Barely four years later, in January 2019, another dam operated by Vale, Dam I at the Córrego do Feijão mine in Brumadinho, Minas Gerais, catastrophically failed. This event resulted in an even greater loss of human life, claiming 270 lives, and severe environmental damage, plunging Vale into an unprecedented crisis. The Brumadinho disaster led to global outrage, immediate criminal investigations against company executives and employees, and multi-billion dollar judicial fines and compensation agreements, including a US$7 billion settlement with the Minas Gerais state government in 2021. The company's market capitalization plummeted by over US$20 billion in the days following the event. Furthermore, production at several key iron ore mines, including Córrego do Feijão itself, was halted, resulting in an estimated 70-80 million tonnes per year reduction in iron ore output, significantly impacting global iron ore supply and prices. This tragedy necessitated a fundamental reassessment of Vale's safety protocols and corporate governance. The Brazilian National Mining Agency (ANM) introduced stricter regulations, including a ban on upstream tailings dams, which forced Vale to accelerate its decommissioning plan.

In response to these crises, Vale embarked on a comprehensive transformation, prioritizing safety and sustainability above all else. This included a radical overhaul of its tailings management strategy, a commitment to eliminate all upstream dams (the type that failed in Brumadinho) by 2035, and a renewed emphasis on environmental, social, and governance (ESG) factors across all operations. This commitment involved a significant diversion of capital, with estimated investments of US$4 billion to US$5 billion dedicated to dam decommissioning and safety enhancements. The transformation involved substantial financial outlays for reparations, safety improvements, and community engagement programs.

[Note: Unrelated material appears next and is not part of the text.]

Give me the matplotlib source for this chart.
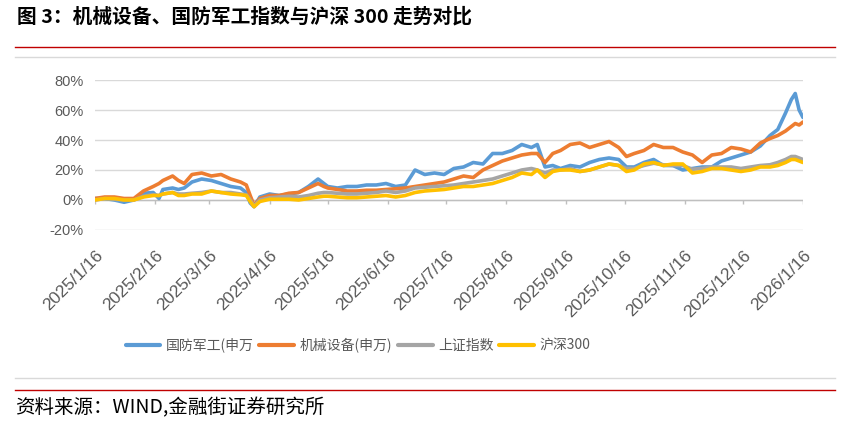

The company fundamentally restructured its safety management systems, creating a new executive committee for safety and operational excellence. It invested heavily in advanced monitoring technologies, such as radar, drones, and artificial intelligence, for its remaining dams and instituted more rigorous internal and external audits. By the end of this period, Vale was navigating a complex global landscape, fundamentally reshaped by its privatization, aggressive global expansion, and, most profoundly, by the devastating consequences of its operational failures, with an ongoing commitment to remediation and safety improvements while continuing its core mining activities. The renewed focus on ESG became a central pillar of its long-term strategy, essential for regaining stakeholder trust and securing its social license to operate in an increasingly scrutinizing global environment.